50 Shades of Green

Henry Nguyen
Agilent Careers
Published in
4 min readDec 12, 2017

Editor’s Note: Neil is the Vice President of Work Place Services and Country General Manager for the United Kingdom at Agilent. This is his story of how Agilent is going green and increasing our sustainability.

Agilent has a corporate colour palette. I wish it was like one of those make-up boxes, complete with a mirror in the lid and a brush tucked into the side, ready to be shipped at a moment’s notice to a building project somewhere in the world. In reality, it’s a website from Corporate Branding with Pantone codes.

Choosing colours from the palette are best left as local decisions. My observation is that in much of Asia they prefer reds and oranges, as this picture of a recent pantry upgrade in Penang shows. Korea though, chose a high-tech brushed aluminum and LED affair for their consolidation of three offices into one; while the team in Boston went with lime green on a recent repurpose of an ex-manufacturing facility into an R&D and customer training campus. How wrong we might have been if the colours had been imposed from afar.

My favorite colour? Green, of the environmental variety. Agilent has been focused on sustainability projects for a long time and we regularly receive recognition including a listing in Newsweek’s top green companies ranking, and being graded a B in the annual Carbon Disclosure Project. Go Agilent!

There are many aspects to our focus on sustainability. One shade of green is using renewable energy from our solar power systems in Santa Clara, Waldbronn, Manesar and, most recently, in Church Stretton. Another shade of green is energy conservation. In FY17 Agilent invested over $4m in LED lighting upgrades and new chillers resulting in a 2682 metric ton carbon reduction — that’s equivalent to taking 571 cars off the road to you and me — and it also yields $1m savings a year. Yet another shade of green is water conservation — our Manesar site in India has a giant tank under the building to harvest all the rain water that falls in the roof. Recycling adds another dimension and Agilent’s goal is to divert 90% of its waste from landfill.

New construction is an obvious target, with the opportunity for the latest energy efficiency to be built in. As part of the recent construction in Waldbronn we share an energy center with the adjacent community in a symbiotic relationship where the excess heat from our cooling in the summer warms the local swimming pool. How cool/hot is that!

Our products provide other shades of green — the new Intuvo GC has a 70% smaller footprint which means it consumes less energy, less packaging, and less CO2 to transport. It was named a finalist in the 2017 Sustainability Awards for its efficiency and oil free pump. Agilent’s Remarketing Solutions Division is dedicated to recovering old instruments for resale and we offer a variety of trade in programs designed to help customers recycle and reuse. Plus of course the major contribution our products make to the environment through our end markets — Agilent instruments can perform more than 800 different tests related to the environment, food safety and the like.

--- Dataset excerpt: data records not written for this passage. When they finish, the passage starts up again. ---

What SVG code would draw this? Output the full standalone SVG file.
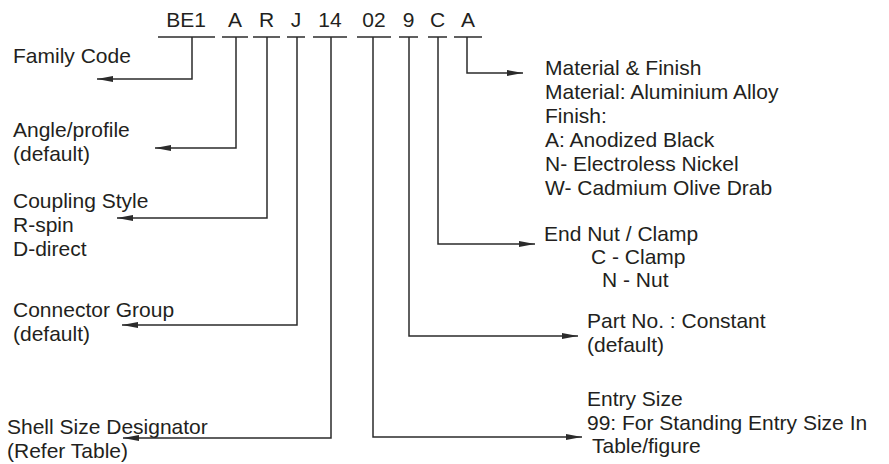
<svg xmlns="http://www.w3.org/2000/svg" width="889" height="464" viewBox="0 0 889 464">
<style>
text{font-family:"Liberation Sans",Arial,sans-serif;font-size:21px;fill:#231f20}
.code text{text-anchor:middle}
.ul{stroke:#2b2b2b;stroke-width:1.5;fill:none}
.conn path{stroke:#2b2b2b;stroke-width:1.5;fill:none;marker-end:url(#arr)}
</style>
<defs>
<marker id="arr" viewBox="0 0 16 6" refX="16" refY="3" markerWidth="16" markerHeight="6" markerUnits="userSpaceOnUse" orient="auto">
<path d="M0,0 L16,3 L0,6 Z" fill="#2b2b2b"/>
</marker>
</defs>
<rect width="889" height="464" fill="#fff"/>
<g class="code">
<g id="c-be1"><text x="186" y="27">BE1</text><line class="ul" x1="158" y1="37" x2="215" y2="37"/></g>
<g id="c-a1"><text x="235" y="27">A</text><line class="ul" x1="222" y1="37" x2="248" y2="37"/></g>
<g id="c-r"><text x="266.5" y="27">R</text><line class="ul" x1="253" y1="37" x2="280" y2="37"/></g>
<g id="c-j"><text x="296" y="27">J</text><line class="ul" x1="287" y1="37" x2="305" y2="37"/></g>
<g id="c-14"><text x="330" y="27">14</text><line class="ul" x1="313" y1="37" x2="347" y2="37"/></g>
<g id="c-02"><text x="374" y="27">02</text><line class="ul" x1="357" y1="37" x2="391" y2="37"/></g>
<g id="c-9"><text x="408.5" y="27">9</text><line class="ul" x1="399" y1="37" x2="418" y2="37"/></g>
<g id="c-c"><text x="437.5" y="27">C</text><line class="ul" x1="428" y1="37" x2="447" y2="37"/></g>
<g id="c-a2"><text x="468" y="27">A</text><line class="ul" x1="454" y1="37" x2="482" y2="37"/></g>
</g>
<g id="l-family"><text x="13" y="62.5">Family Code</text></g>
<g id="l-angle"><text x="13" y="137">Angle/profile</text><text x="13" y="161">(default)</text></g>
<g id="l-coupling"><text x="13" y="208">Coupling Style</text><text x="13" y="232">R-spin</text><text x="13" y="256">D-direct</text></g>
<g id="l-group"><text x="13" y="317">Connector Group</text><text x="13" y="341">(default)</text></g>
<g id="l-shell"><text x="7" y="434">Shell Size Designator</text><text x="7" y="458">(Refer Table)</text></g>
<g id="l-material"><text x="545" y="75">Material &amp; Finish</text><text x="545" y="99">Material: Aluminium Alloy</text><text x="545" y="123">Finish:</text><text x="545" y="147">A: Anodized Black</text><text x="545" y="171">N- Electroless Nickel</text><text x="545" y="195">W- Cadmium Olive Drab</text></g>
<g id="l-endnut"><text x="544" y="241">End Nut / Clamp</text><text x="591" y="264">C - Clamp</text><text x="602" y="287">N - Nut</text></g>
<g id="l-partno"><text x="587" y="328">Part No. : Constant</text><text x="587" y="352">(default)</text></g>
<g id="l-entry"><text x="587" y="406">Entry Size</text><text x="587" y="430">99: For Standing Entry Size In</text><text x="592" y="453">Table/figure</text></g>
<g class="conn" id="connectors">
<path d="M192,37 V79 H97"/>
<path d="M236,37 V148 H155"/>
<path d="M267,37 V218 H117"/>
<path d="M297,37 V325 H122"/>
<path d="M331,37 V438 H123"/>
<path d="M373,37 V437 H582"/>
<path d="M409,37 V336 H578"/>
<path d="M438,37 V244 H535"/>
<path d="M467,37 V73 H523"/>
</g>
</svg>
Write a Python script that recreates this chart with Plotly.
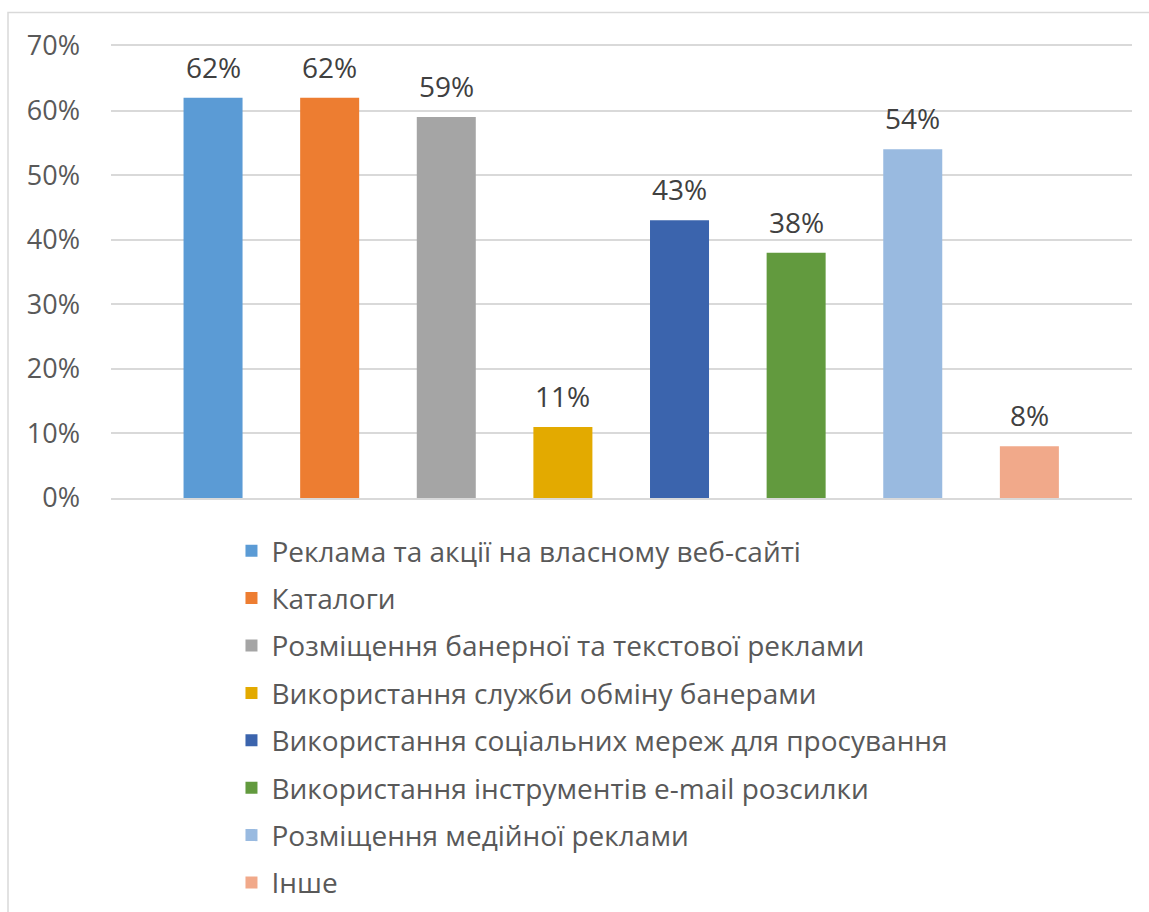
import plotly.graph_objects as go

categories = [
    "Реклама та акції на власному веб-сайті",
    "Каталоги",
    "Розміщення банерної та текстової реклами",
    "Використання служби обміну банерами",
    "Використання соціальних мереж для просування",
    "Використання інструментів e-mail розсилки",
    "Розміщення медійної реклами",
    "Інше",
]
values = [0.62, 0.62, 0.59, 0.11, 0.43, 0.38, 0.54, 0.08]
colors = ["#5B9BD5", "#ED7D31", "#A5A5A5", "#E3AA00",
          "#3B64AD", "#629A3E", "#99BAE0", "#F1A98A"]
tick_vals = [0, 0.1, 0.2, 0.3, 0.4, 0.5, 0.6, 0.7]
tick_text = ["0%", "10%", "20%", "30%", "40%", "50%", "60%", "70%"]

FONT = "Open Sans"
fig = go.Figure()
for i, (name, v, c) in enumerate(zip(categories, values, colors)):
    fig.add_trace(go.Bar(
        x=[name], y=[v], name=name, marker=dict(color=c, line=dict(width=0)),
        width=0.506, legendgroup=str(i),
    ))
    fig.add_annotation(
        x=name, y=v, xref="x", yref="y", text=f"{round(v*100)}%",
        showarrow=False, yanchor="middle", yshift=31,
        font=dict(size=28, color="#404040", family=FONT),
    )

fig.update_layout(
    width=1149, height=912,
    paper_bgcolor="white", plot_bgcolor="white",
    margin=dict(l=111, r=17, t=46, b=414, autoexpand=False),
    barmode="overlay",
    showlegend=True,
    font=dict(family=FONT, color="#595959"),
    legend=dict(
        orientation="v", x=0.118, y=-0.062, xanchor="left", yanchor="top",
        font=dict(size=28, color="#595959", family=FONT),
        tracegroupgap=8, itemsizing="constant",
    ),
    xaxis=dict(
        type="category", categoryorder="array", categoryarray=categories,
        range=[-0.875, 7.88], showticklabels=False, showgrid=False,
        zeroline=False, showline=True, mirror=True,
        linecolor="#D9D9D9", linewidth=1.5, ticks="",
    ),
    yaxis=dict(
        range=[0, 0.7], tickvals=tick_vals, ticktext=tick_text,
        showgrid=True, gridcolor="#D9D9D9", gridwidth=1.5,
        zeroline=False, showline=False, ticks="",
        tickfont=dict(size=27, color="#595959", family=FONT),
        ticklabelstandoff=30,
    ),
    shapes=[dict(
        type="rect", xref="paper", yref="paper",
        x0=(8 - 111) / 1021, x1=(1160 - 111) / 1021,
        y0=(498 - 930) / 452, y1=(498 - 12.5) / 452,
        line=dict(color="#D9D9D9", width=1.5), fillcolor="rgba(0,0,0,0)",
        layer="below",
    )],
)

fig.write_html("out.html")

Not that everything makes the cut. Part of this year was spent looking into a wind farm in Texas but ultimately it was decided it added too much complexity and risk to the company. Projects have to align with our business strategies and gross margin goals — after all we want a sustainability strategy which is sustainable!

There’s always more to do and FY18 will be a busy year. Hybrid vehicles are already in the car fleet for the first time, starting with the US, and the Bloom energy server which is an alternative energy source equivalent to taking 252 cars off the road and it avoids 344 million gallons of water being withdrawn by conventional power stations. Now that Santa Clara (the company’s biggest energy consumer) is signed up, WPS will evaluate Bloom energy servers for other sites.

All of this is good news. It’s good for the environment, it’s good for making Agilent a great place to work, it’s good for our finances, and it’s good for business as customers and investors increasingly focus on our environmental credentials.

The identification of new projects will continue and we all can contribute in our own ways, from recycling waste, to conserving energy and water, to proposing new ideas to local management. We may not be supplying employees with a paint brush and the corporate colour palette anytime soon, but everyone can play a role in helping to paint the company green.